__DIRECTION__
Take the listing from its first line through the line that contains "const wins = [0,8,7,0,2];" and please retype those lines exactly, leaving out the pictures.

Dataset excerpt
==============================
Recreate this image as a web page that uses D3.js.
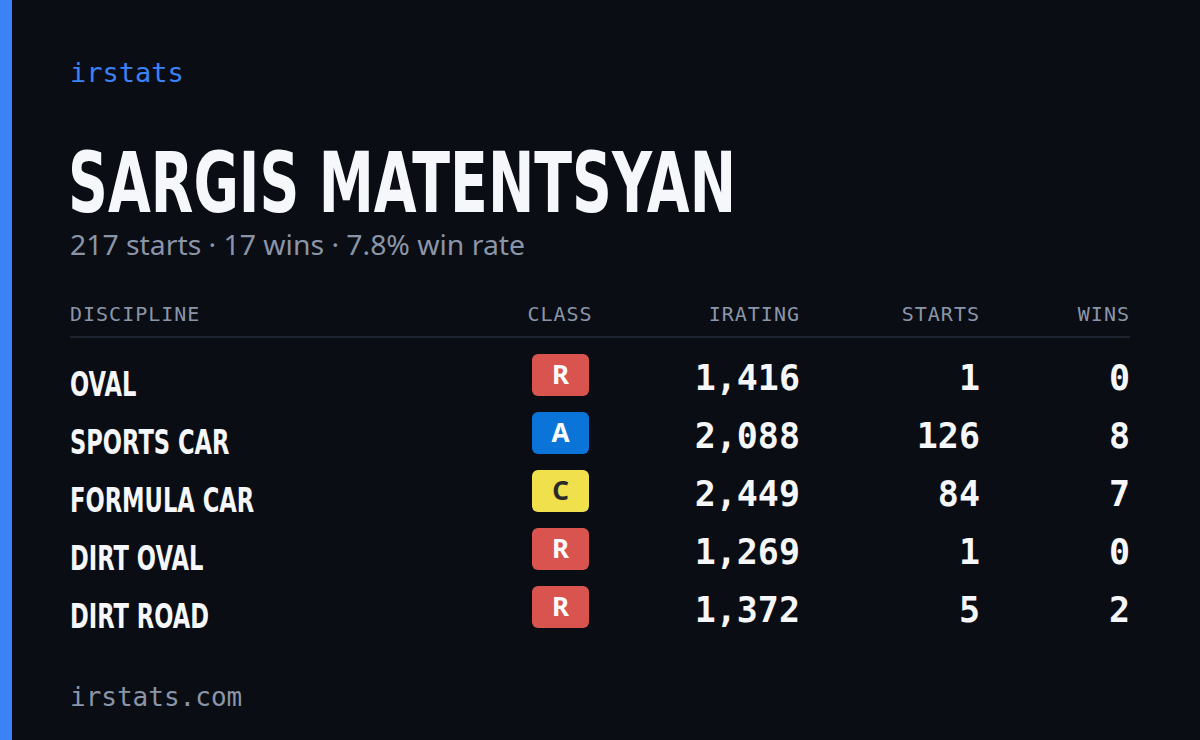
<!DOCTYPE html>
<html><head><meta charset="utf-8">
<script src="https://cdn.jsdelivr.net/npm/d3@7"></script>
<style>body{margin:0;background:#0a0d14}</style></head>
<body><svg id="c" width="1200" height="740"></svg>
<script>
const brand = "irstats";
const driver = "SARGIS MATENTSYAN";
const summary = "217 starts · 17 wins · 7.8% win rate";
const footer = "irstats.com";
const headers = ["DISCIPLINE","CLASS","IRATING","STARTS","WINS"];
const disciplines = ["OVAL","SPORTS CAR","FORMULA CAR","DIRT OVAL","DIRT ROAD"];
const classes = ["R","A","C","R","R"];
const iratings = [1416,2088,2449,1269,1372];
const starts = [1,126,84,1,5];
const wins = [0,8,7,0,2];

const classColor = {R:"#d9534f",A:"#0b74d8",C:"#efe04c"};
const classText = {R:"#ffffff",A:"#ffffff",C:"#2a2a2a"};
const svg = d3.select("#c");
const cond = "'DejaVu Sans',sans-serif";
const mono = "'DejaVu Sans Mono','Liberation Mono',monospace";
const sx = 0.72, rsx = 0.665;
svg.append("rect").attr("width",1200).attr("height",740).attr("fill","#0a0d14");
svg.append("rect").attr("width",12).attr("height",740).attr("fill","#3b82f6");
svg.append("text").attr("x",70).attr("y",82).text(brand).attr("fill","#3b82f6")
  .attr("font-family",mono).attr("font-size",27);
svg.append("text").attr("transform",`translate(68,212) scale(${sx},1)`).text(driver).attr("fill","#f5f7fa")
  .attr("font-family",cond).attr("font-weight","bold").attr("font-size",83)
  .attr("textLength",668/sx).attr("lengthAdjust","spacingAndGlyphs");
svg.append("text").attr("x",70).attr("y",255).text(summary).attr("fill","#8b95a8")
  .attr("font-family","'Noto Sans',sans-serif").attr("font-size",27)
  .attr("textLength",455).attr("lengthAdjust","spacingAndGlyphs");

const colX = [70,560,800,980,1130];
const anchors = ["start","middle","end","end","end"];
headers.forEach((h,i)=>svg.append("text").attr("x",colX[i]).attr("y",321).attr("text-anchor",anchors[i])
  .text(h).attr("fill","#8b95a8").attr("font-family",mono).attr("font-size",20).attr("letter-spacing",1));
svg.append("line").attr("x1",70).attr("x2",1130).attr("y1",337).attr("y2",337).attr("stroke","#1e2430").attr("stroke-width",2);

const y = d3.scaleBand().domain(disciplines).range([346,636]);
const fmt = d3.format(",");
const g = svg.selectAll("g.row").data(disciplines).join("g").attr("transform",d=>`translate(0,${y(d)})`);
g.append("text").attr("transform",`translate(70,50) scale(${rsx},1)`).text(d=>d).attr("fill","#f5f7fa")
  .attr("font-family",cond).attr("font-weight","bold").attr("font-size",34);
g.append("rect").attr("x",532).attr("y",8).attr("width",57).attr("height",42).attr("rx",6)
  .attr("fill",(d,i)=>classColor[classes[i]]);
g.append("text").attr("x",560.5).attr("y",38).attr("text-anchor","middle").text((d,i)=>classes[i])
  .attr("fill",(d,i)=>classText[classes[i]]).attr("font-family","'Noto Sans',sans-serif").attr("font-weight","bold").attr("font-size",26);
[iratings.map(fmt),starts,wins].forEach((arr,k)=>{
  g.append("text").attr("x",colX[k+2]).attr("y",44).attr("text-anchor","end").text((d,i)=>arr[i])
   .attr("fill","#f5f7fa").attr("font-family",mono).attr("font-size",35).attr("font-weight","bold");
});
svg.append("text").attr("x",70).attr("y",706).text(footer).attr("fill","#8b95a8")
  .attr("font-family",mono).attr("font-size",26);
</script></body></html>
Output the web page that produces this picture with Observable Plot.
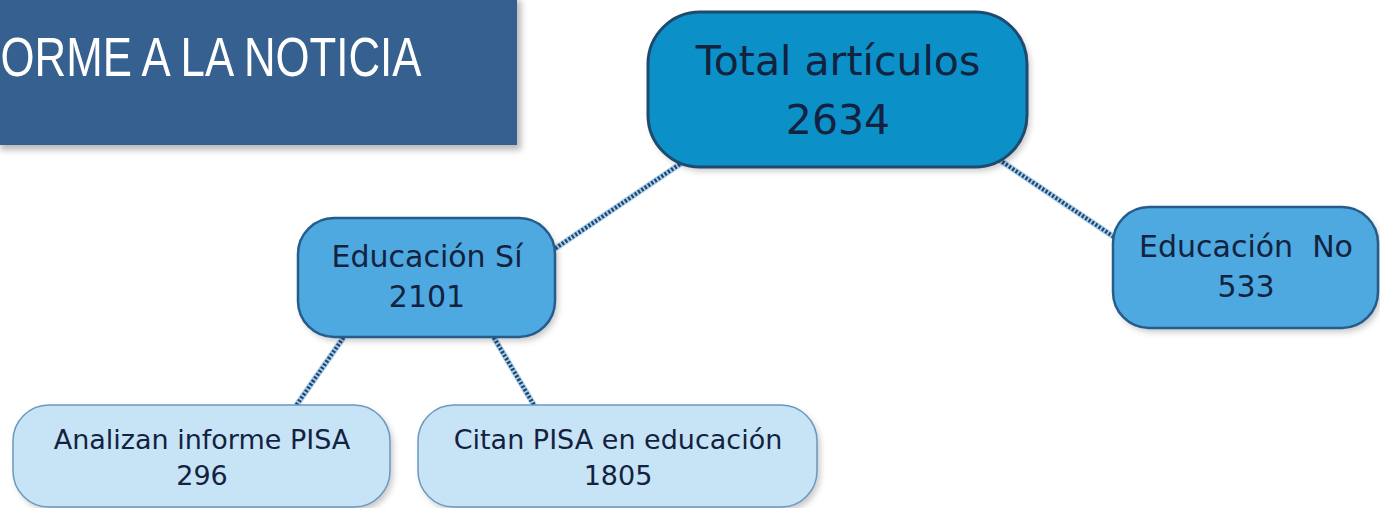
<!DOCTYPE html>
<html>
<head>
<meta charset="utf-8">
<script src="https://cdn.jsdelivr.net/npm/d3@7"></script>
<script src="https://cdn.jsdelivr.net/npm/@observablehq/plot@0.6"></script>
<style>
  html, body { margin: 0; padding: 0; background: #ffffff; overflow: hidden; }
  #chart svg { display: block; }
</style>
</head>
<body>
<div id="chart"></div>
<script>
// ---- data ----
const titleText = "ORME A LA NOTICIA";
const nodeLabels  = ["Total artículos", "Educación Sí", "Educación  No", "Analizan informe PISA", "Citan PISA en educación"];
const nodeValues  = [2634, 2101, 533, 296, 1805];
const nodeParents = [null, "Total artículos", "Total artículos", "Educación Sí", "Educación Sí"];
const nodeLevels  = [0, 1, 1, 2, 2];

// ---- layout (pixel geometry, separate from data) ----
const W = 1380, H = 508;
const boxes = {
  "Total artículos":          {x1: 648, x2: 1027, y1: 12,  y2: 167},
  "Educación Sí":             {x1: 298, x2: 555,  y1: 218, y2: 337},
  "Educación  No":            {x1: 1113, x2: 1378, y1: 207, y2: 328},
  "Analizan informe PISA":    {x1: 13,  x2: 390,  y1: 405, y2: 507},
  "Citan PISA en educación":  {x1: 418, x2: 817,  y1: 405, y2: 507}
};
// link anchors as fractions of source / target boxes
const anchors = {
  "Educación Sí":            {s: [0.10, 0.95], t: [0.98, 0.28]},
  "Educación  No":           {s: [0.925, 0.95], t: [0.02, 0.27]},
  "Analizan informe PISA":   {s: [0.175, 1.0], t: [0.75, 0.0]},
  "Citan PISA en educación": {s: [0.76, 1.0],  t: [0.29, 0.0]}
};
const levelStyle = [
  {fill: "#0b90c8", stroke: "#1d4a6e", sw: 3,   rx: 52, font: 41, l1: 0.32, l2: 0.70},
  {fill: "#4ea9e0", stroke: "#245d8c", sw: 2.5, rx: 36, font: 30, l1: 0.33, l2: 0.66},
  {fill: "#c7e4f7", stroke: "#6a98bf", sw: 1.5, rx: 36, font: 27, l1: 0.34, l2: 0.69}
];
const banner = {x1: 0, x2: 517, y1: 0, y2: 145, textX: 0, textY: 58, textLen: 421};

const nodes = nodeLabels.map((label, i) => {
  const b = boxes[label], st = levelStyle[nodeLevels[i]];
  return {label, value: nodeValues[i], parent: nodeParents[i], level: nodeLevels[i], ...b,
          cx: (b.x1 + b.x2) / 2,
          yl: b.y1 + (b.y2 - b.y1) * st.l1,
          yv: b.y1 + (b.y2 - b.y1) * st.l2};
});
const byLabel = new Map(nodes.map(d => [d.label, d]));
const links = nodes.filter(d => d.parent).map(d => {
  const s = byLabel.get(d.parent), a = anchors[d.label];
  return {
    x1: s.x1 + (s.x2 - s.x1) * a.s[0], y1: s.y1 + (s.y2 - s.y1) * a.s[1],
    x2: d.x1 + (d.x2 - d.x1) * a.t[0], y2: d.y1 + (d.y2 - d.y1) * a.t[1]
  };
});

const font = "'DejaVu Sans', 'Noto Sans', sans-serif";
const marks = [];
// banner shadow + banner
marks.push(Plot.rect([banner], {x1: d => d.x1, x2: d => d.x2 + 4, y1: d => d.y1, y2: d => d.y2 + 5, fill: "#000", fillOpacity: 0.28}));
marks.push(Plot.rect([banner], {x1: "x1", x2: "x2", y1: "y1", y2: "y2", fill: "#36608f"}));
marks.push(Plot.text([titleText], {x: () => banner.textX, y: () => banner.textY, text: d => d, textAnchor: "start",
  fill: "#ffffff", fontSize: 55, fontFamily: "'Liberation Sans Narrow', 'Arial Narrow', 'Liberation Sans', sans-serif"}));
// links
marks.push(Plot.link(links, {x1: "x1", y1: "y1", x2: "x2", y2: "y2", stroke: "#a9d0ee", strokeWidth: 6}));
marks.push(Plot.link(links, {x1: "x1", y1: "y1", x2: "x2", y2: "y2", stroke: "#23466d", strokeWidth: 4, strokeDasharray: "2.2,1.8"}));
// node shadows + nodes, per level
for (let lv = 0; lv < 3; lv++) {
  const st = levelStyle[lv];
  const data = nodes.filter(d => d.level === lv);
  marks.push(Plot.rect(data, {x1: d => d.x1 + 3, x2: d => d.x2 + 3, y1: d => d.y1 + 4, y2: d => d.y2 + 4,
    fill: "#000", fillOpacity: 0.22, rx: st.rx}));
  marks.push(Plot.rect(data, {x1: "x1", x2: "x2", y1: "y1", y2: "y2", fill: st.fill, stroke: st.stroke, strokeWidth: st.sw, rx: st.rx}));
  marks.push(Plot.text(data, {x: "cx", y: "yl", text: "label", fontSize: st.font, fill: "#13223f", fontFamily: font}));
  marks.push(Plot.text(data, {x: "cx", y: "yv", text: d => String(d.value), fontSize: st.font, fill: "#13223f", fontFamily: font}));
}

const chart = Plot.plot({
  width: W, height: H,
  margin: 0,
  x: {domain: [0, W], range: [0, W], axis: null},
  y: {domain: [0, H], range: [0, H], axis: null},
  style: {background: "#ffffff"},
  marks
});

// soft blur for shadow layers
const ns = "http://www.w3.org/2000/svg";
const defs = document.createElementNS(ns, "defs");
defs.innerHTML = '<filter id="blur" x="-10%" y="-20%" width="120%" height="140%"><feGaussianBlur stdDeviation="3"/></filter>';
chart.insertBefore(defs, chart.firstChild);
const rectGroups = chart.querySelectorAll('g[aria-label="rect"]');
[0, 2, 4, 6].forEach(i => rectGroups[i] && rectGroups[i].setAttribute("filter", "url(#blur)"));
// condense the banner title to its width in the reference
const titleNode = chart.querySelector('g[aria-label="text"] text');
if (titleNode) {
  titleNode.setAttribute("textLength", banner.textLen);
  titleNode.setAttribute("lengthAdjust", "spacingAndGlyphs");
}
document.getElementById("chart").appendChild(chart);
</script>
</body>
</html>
==============================
__ANSWER TO THIS PROBLEM__
Recreate this image as a web page that uses D3.js.
<!DOCTYPE html>
<html><head><meta charset="utf-8">
<script src="https://cdn.jsdelivr.net/npm/d3@7"></script>
<style>body{margin:0;background:#0a0d14}</style></head>
<body><svg id="c" width="1200" height="740"></svg>
<script>
const brand = "irstats";
const driver = "SARGIS MATENTSYAN";
const summary = "217 starts · 17 wins · 7.8% win rate";
const footer = "irstats.com";
const headers = ["DISCIPLINE","CLASS","IRATING","STARTS","WINS"];
const disciplines = ["OVAL","SPORTS CAR","FORMULA CAR","DIRT OVAL","DIRT ROAD"];
const classes = ["R","A","C","R","R"];
const iratings = [1416,2088,2449,1269,1372];
const starts = [1,126,84,1,5];
const wins = [0,8,7,0,2];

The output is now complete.